The Denver Nuggets altered their path when the season was less than a week old. The Allen Iverson/Carmello Anthony dynamic duo had a shelf life of only 1.5 seasons and when they sent Iverson packing to Detroit for Chauncey Billups, they took off.
In Billups' first 20 games with the team, they were a scorching 16-4. Over the past five, however, they've taken a bit of a nosedive. While Billups was a huge reason for their great run, his poor play has also been a main ingredient in their recent downturn. Over the past five, he's shooting a paltry 36% from the floor. I wouldn't count on that continuing, though.
After the jump we'll take a look at a couple of startling stats, I'll be online for the game tonight, so stop by and leave your thoughts in the comments here if you're watching.
If you think three-point shooting isn't such a key factor for the Sixers, check out these stats.
- On the season, the Sixers have been outscored by 35 points.
- On the season, the Sixers have been outscored by 204 points from three-point range.
- In their losses, the Sixers have been outscored by 189 points from three-point range.
- In their wins, the Sixers have shot 40% from three on 11.3 attempts.
- In their wins, their opponents have shot 28% from three on 17.6 attempts.
- In their losses, the Sixers have shot 23% from three on 13.5 attempts.
- In their losses, their opponents have shot 39% from three on 18.1 attempts.
When you look at the broader picture, it becomes apparent that three-point shooting isn't the only thing the Sixers do much better when they win.

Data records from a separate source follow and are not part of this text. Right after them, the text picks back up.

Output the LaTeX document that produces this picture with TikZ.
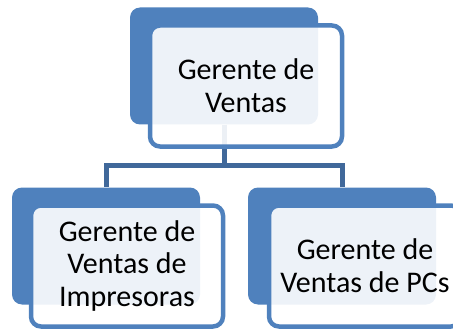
\documentclass[tikz,border=0pt]{standalone}
\usepackage{fontspec}
\setmainfont{Carlito}
\definecolor{boxblue}{RGB}{79,129,189}
\definecolor{linkblue}{RGB}{64,104,154}

\begin{document}
\begin{tikzpicture}[x=1pt,y=-1pt,
	back/.style={rectangle,rounded corners=10pt,fill=boxblue,minimum width=188pt,minimum height=117pt,inner sep=0pt},
	front/.style={rectangle,rounded corners=10pt,draw=boxblue,line width=4.5pt,fill=white,fill opacity=0.9,text opacity=1,minimum width=192pt,minimum height=121pt,inner sep=0pt,align=center,font=\fontsize{30}{33}\selectfont},
	link/.style={draw=linkblue,line width=5pt}]
	\useasboundingbox (0,0) rectangle (453,329);
	\node[back] (GB) at (224,66) {};
	\node[back] (IB) at (106,246) {};
	\node[back] (PB) at (342,246) {};
	\draw[link] (GB.south) -- ++(0,41) -| (IB.north);
	\draw[link] (GB.south) -- ++(0,41) -| (PB.north);
	\node[front] (G) at (246,86) {Gerente de\\Ventas};
	\node[front] (I) at (127,266) {Gerente de\\Ventas de\\Impresoras};
	\node[front] (P) at (365,266) {Gerente de\\Ventas de PCs};
\end{tikzpicture}
\end{document}
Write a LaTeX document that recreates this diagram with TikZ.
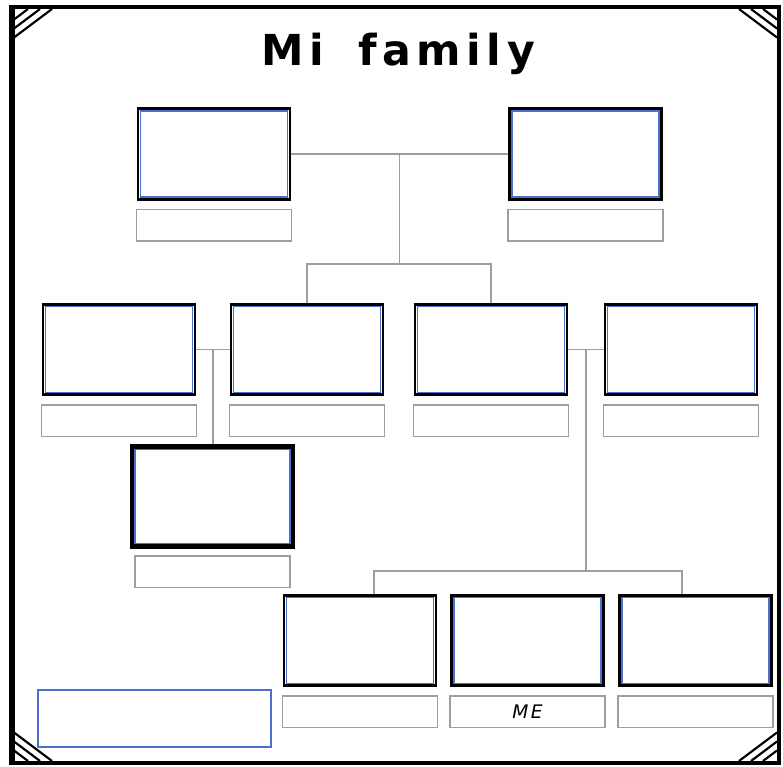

They score almost 15.1 points more (103/game in wins, 87.7 in losses), they allow 8.6 fewer points (90.5 in wins, 99.1 in losses). They create 3.23 more turnovers, and turn the ball over 2.15 fewer times in wins. They grab 1.35 more offensive rebounds, and probably the most important stat, they hold their opponents to 42.6% from the field in wins. Just about every stat you can think of, they dominate in their wins, and lose badly in their losses. Offensively and defensively.
Here's the moral of the story, as far as I can tell. The Sixer wins have come against the dregs of the league, for the most part. Generally, the bad teams in the league don't defend well. This means more open looks from three, it also means more confidence for the Sixers shooters. Now, can they beat the good teams when they're getting torched from downtown? That remains to be seen. I do know this, they should not be 29.5% from downtown as a team. This is an aberration. They're bad, but they're not that bad. Iguodala is a career 32.1% shooter from three, he's shooting 21.9%. Lou Williams shoots 32.6% for his career, he's at 26.5%.
Those two have combined to go 34/141 from three. If they were shooting their career averages from downtown, the team as a whole would be shooting 33% instead of the 29.5% rate they're currently hitting at. 33% is not good, but it's night-and-day better than where they are right now.
I'd love to be able to tell you there's a magic bullet I found somewhere in the stats that's going to fix all of the Sixers problems, but it just isn't there. Just about everything they do poorly in their losses, they do well in their wins (except FT%, that's actually a little better in their losses.). If you take away the Charlotte loss and the Detroit win, they've pretty much beaten every team their record dicates they should, and they've lost to every team with a significantly better record.
This west coast swing is going to either confirm the fact that the are what they appear to be right now (not a good team), or they're going to pull things together, use their pressure defense to trigger their running game (two things they can do better than just about any opponent) and we'll see a return to the type of basketball they played in the second half last season. Either way, I think the best we can hope for is a 2-3 record on the trip. Most likely, it's going to be 1-4, with the only win coming at the Clippers, but even that isn't a sure thing.
Tip is at 9pm, again, I'll be here, so leave your thoughts in the comments. Hopefully, they'll prove me (and the stats) wrong.